INFORMATION PROVIDED ->
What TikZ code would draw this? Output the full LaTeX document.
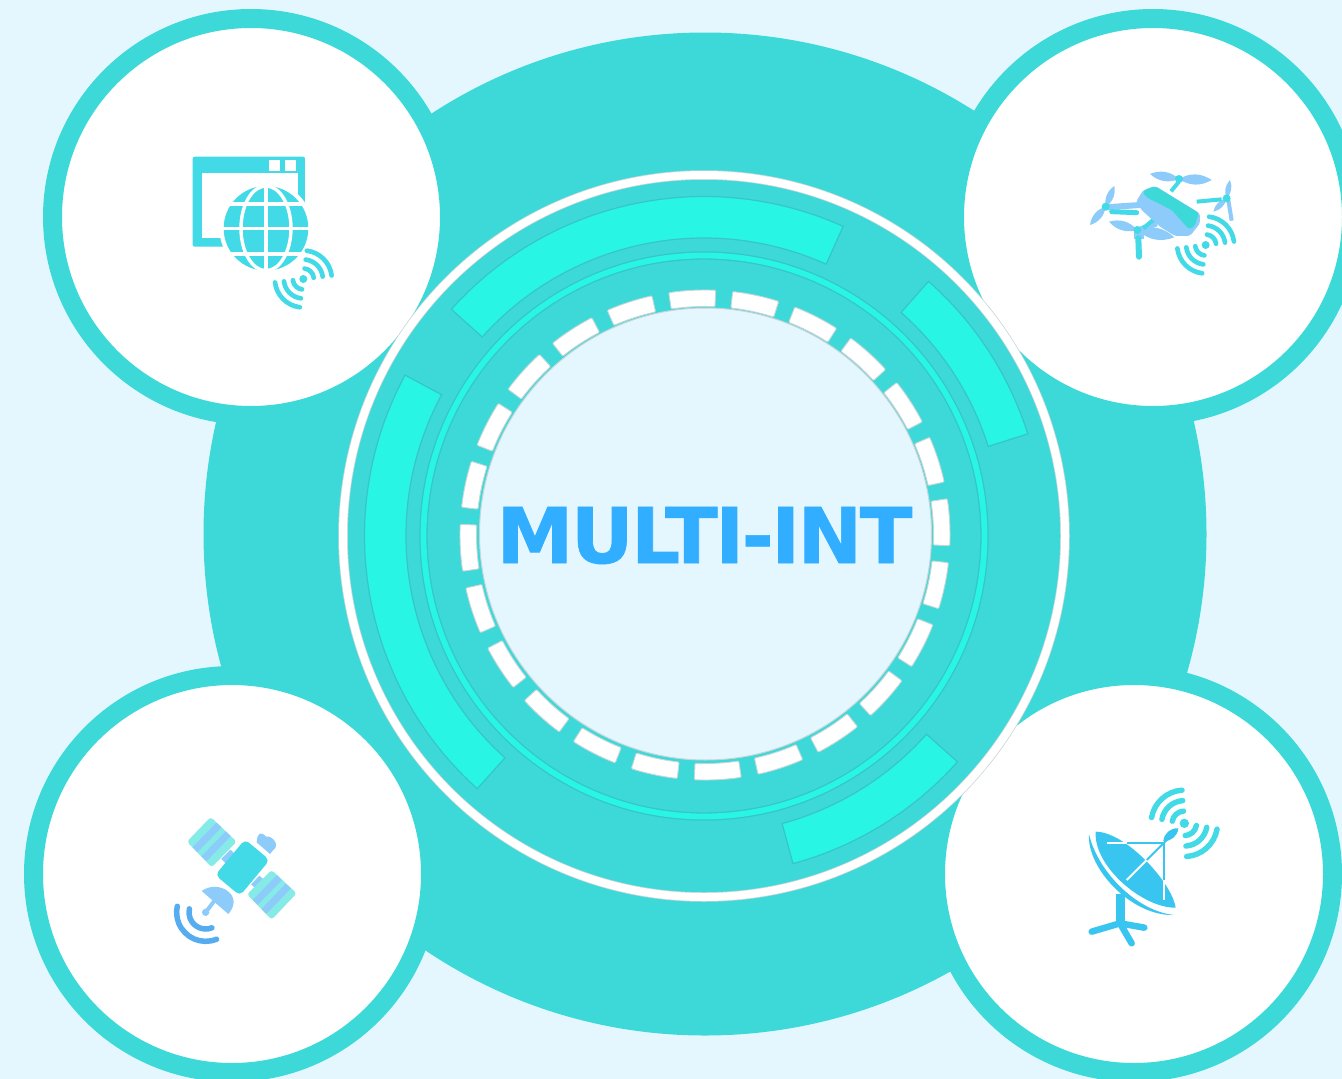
\documentclass[tikz,border=0pt]{standalone}
\usepackage{fontspec}
\usetikzlibrary{positioning}
\newfontfamily\titlefont{DejaVu Sans}[LetterSpace=-3,BoldFeatures={FakeBold=0.9}]
\definecolor{skybg}{HTML}{E4F7FF}
\definecolor{ringteal}{HTML}{3DD9D9}
\definecolor{barteal}{HTML}{28F5E3}
\definecolor{barline}{HTML}{36C6CA}
\definecolor{edgegray}{HTML}{C6D6D8}
\definecolor{titleblue}{HTML}{31AEFF}
\definecolor{iconcyan}{HTML}{42DAE6}
\definecolor{iconlight}{HTML}{8CCBFA}
\definecolor{iconpale}{HTML}{86EBE6}
\definecolor{wavenavy}{HTML}{55ADF0}
\definecolor{dishblue}{HTML}{38C6F0}
\newcommand{\wifisign}[4]{
	\fill[iconcyan] (#1,#2) circle (#3*0.4);
	\foreach \r in {1.05,1.95,2.85}
		\foreach \a in {#4,#4+180}
			\draw[iconcyan,line width=#3*0.155pt,line cap=round] (#1,#2) ++(\a-38:\r*#3) arc (\a-38:\a+38:\r*#3);
}
\newcommand{\ringbar}[2]{
	\draw[barstyle] (#1:339.5) arc (#1:#2:339.5) -- (#2:298) arc (#2:#1:298) -- cycle;
}
\begin{document}
\begin{tikzpicture}[x=1pt,y=-1pt,
	sensor/.style={circle,draw=ringteal,fill=white,line width=19pt,minimum size=397pt,inner sep=0pt},
	barstyle/.style={fill=barteal,draw=barline,line width=1.2pt},
	dashstyle/.style={fill=white,draw=edgegray,line width=0.9pt,rounded corners=1pt}]
\path[use as bounding box,clip] (0,0) rectangle (1342,1079);
\fill[skybg] (0,0) rectangle (1342,1079);
\fill[ringteal] (705,534) circle (501.5);
\node[sensor] (web) at (251,217) {};
\node[sensor] (drone) at (1153,217) {};
\node[sensor] (satellite) at (232,874) {};
\node[sensor] (dish) at (1134,874) {};

\begin{scope}[shift={(704,536)}]
	\fill[ringteal] (0,0) circle (358);
	\draw[edgegray,line width=9.5pt] (0,0) circle (361);
	\draw[white,line width=8pt] (0,0) circle (361);
	\draw[barline,line width=8.4pt] (0,0) circle (280.5);
	\draw[barteal,line width=5.8pt] (0,0) circle (280.5);
	\ringbar{221.9}{294.2}
	\ringbar{311.4}{342.5}
	\ringbar{131.9}{208.3}
	\ringbar{41.7}{74.8}
\end{scope}
\begin{scope}[shift={(705,535)}]
	\foreach \a in {267,282,...,612}
		\draw[dashstyle] (\a-5.5:228.5) arc (\a-5.5:\a+5.5:228.5) -- (\a+5.5:245) arc (\a+5.5:\a-5.5:245) -- cycle;
\end{scope}
\draw[edgegray,fill=skybg,line width=1pt] (705.5,534) circle (226);
\node[anchor=base,inner sep=0pt,text=titleblue,font=\titlefont\bfseries\fontsize{77}{77}\selectfont] (title) at (704.5,563) {MULTI-INT};

\begin{scope}[shift={(170,140)},scale=0.3333]
	\fill[iconcyan,rounded corners=2pt] (68,50) rectangle (405,320);
	\fill[white] (97,100) rectangle (385,295);
	\fill[white] (298,60) rectangle (330,92);
	\fill[white] (345,60) rectangle (377,92);
	\fill[white] (288,265) circle (140);
	\fill[iconcyan] (288,265) circle (127);
	\draw[white,line width=3.4pt] (288,265) ellipse (75 and 127);
	\draw[white,line width=3.4pt] (288,130) -- (288,400);
	\draw[white,line width=3.4pt] (155,265) -- (420,265);
	\draw[white,line width=3.4pt] (180,192) -- (396,192);
	\draw[white,line width=3.4pt] (180,342) -- (396,342);
	\wifisign{400}{417}{30}{315}
\end{scope}

\begin{scope}[shift={(1075,160)},scale=0.3333]
	\foreach \hx/\hy/\tx/\ty in {92/140/118/78,92/140/45/195,312/57/225/42,312/57/410/60,455/115/465/60,455/115/415/155,187/210/102/185,187/210/298/232}
		\fill[iconlight] (\hx,\hy) to[bend left=32] (\tx,\ty) to[bend left=32] (\hx,\hy);
	\draw[iconlight,line width=6pt] (92,142) -- (195,135);
	\draw[iconlight,line width=6pt] (187,212) -- (245,190);
	\draw[iconlight,line width=4pt] (460,120) -- (470,182);
	\draw[iconlight,line width=8pt] (178,224) -- (208,224);
	\draw[iconcyan,line width=6pt,line cap=round] (190,235) -- (192,290);
	\draw[iconcyan,line width=5pt,line cap=round] (110,155) -- (185,158);
	\draw[iconcyan,line width=4pt] (365,125) -- (440,118);
	\draw[iconcyan,line width=4pt] (288,94) -- (312,65);
	\draw[iconcyan,line width=4pt] (240,175) -- (205,205);
	\fill[iconcyan] (92,140) circle (12);
	\fill[iconcyan] (312,57) circle (12);
	\fill[iconcyan] (455,115) circle (12);
	\fill[iconcyan] (187,210) circle (12);
	\fill[iconlight,rounded corners=3pt] (183,125) -- (205,90) -- (240,78) -- (375,160) -- (375,190) -- (345,228) -- (300,228) -- (255,200) -- (200,150) -- cycle;
	\fill[ringteal,rounded corners=3pt] (202,95) -- (240,78) -- (372,160) -- (358,200) -- (342,208) -- (290,150) -- (215,112) -- cycle;
	\wifisign{392}{255}{30}{315}
\end{scope}

\begin{scope}[shift={(160,805)},scale=0.3333]
	\draw[iconlight,line width=6pt] (190,168) -- (218,140);
	\draw[iconlight,line width=6pt] (280,244) -- (305,218);
	\fill[iconpale,rounded corners=3pt] (152,36) -- (230,110) -- (155,187) -- (81,110) -- cycle;
	\draw[iconlight,line width=7pt] (177,60) -- (105,134);
	\draw[iconlight,line width=7pt] (205,86) -- (132,161);
	\fill[iconpale,rounded corners=3pt] (335,195) -- (410,265) -- (335,344) -- (261,268) -- cycle;
	\draw[iconlight,line width=7pt] (358,218) -- (286,292);
	\draw[iconlight,line width=7pt] (385,243) -- (312,319);
	\fill[iconcyan,rounded corners=5pt] (255,103) -- (329,165) -- (240,272) -- (166,210) -- cycle;
	\fill[iconlight] (290,112) .. controls (292,80) and (305,80) .. (318,95) .. controls (335,90) and (362,120) .. (340,135) -- (330,147) -- cycle;
	\draw[iconlight,line width=4pt] (137,322) -- (165,285);
	\fill[iconlight] (137,322) circle (11);
	\fill[iconlight] (125,258) .. controls (175,222) and (255,270) .. (205,327) -- cycle;
	\draw[wavenavy,line width=5.5pt,line cap=round] (137,322) ++(68:50) arc (68:192:50);
	\draw[wavenavy,line width=5.5pt,line cap=round] (137,322) ++(68:87) arc (68:192:87);
\end{scope}

\begin{scope}[shift={(1075,775)},scale=0.3333]
	\draw[dishblue,line width=9pt] (135,356) -- (135,445);
	\draw[dishblue,line width=6.5pt,line cap=round] (50,470) -- (135,445) -- (208,458);
	\draw[dishblue,line width=6.5pt,line cap=round] (135,445) -- (170,505);
	\fill[dishblue] (62,170) .. controls (150,170) and (290,320) .. (302,398) .. controls (205,400) and (55,275) .. cycle;
	\fill[dishblue] (42,178) .. controls (35,280) and (170,425) .. (298,420) .. controls (190,410) and (70,295) .. cycle;
	\draw[dishblue,line width=2pt] (155,203) -- (270,203);
	\draw[dishblue,line width=2pt] (268,203) -- (268,315);
	\draw[dishblue,line width=2pt] (215,255) -- (285,185);
	\draw[white,line width=2pt] (95,203) -- (155,203);
	\draw[white,line width=2pt] (268,315) -- (268,375);
	\draw[white,line width=2pt] (155,315) -- (215,255);
	\fill[dishblue] (265,198) to[bend left=45] (310,160) to[bend left=45] (265,198);
	\wifisign{328}{145}{35}{228}
\end{scope}
\end{tikzpicture}
\end{document}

THE REQUEST ->
Give again, word for word, every line from the top of the data above to the line holding "(dish) at (1134,874)", inclusive, with the pictures left out.

RESPONSE TO THE EXERCISE ->
What TikZ code would draw this? Output the full LaTeX document.
\documentclass[tikz,border=0pt]{standalone}
\usepackage{fontspec}
\usetikzlibrary{positioning}
\newfontfamily\titlefont{DejaVu Sans}[LetterSpace=-3,BoldFeatures={FakeBold=0.9}]
\definecolor{skybg}{HTML}{E4F7FF}
\definecolor{ringteal}{HTML}{3DD9D9}
\definecolor{barteal}{HTML}{28F5E3}
\definecolor{barline}{HTML}{36C6CA}
\definecolor{edgegray}{HTML}{C6D6D8}
\definecolor{titleblue}{HTML}{31AEFF}
\definecolor{iconcyan}{HTML}{42DAE6}
\definecolor{iconlight}{HTML}{8CCBFA}
\definecolor{iconpale}{HTML}{86EBE6}
\definecolor{wavenavy}{HTML}{55ADF0}
\definecolor{dishblue}{HTML}{38C6F0}
\newcommand{\wifisign}[4]{
	\fill[iconcyan] (#1,#2) circle (#3*0.4);
	\foreach \r in {1.05,1.95,2.85}
		\foreach \a in {#4,#4+180}
			\draw[iconcyan,line width=#3*0.155pt,line cap=round] (#1,#2) ++(\a-38:\r*#3) arc (\a-38:\a+38:\r*#3);
}
\newcommand{\ringbar}[2]{
	\draw[barstyle] (#1:339.5) arc (#1:#2:339.5) -- (#2:298) arc (#2:#1:298) -- cycle;
}
\begin{document}
\begin{tikzpicture}[x=1pt,y=-1pt,
	sensor/.style={circle,draw=ringteal,fill=white,line width=19pt,minimum size=397pt,inner sep=0pt},
	barstyle/.style={fill=barteal,draw=barline,line width=1.2pt},
	dashstyle/.style={fill=white,draw=edgegray,line width=0.9pt,rounded corners=1pt}]
\path[use as bounding box,clip] (0,0) rectangle (1342,1079);
\fill[skybg] (0,0) rectangle (1342,1079);
\fill[ringteal] (705,534) circle (501.5);
\node[sensor] (web) at (251,217) {};
\node[sensor] (drone) at (1153,217) {};
\node[sensor] (satellite) at (232,874) {};
\node[sensor] (dish) at (1134,874) {};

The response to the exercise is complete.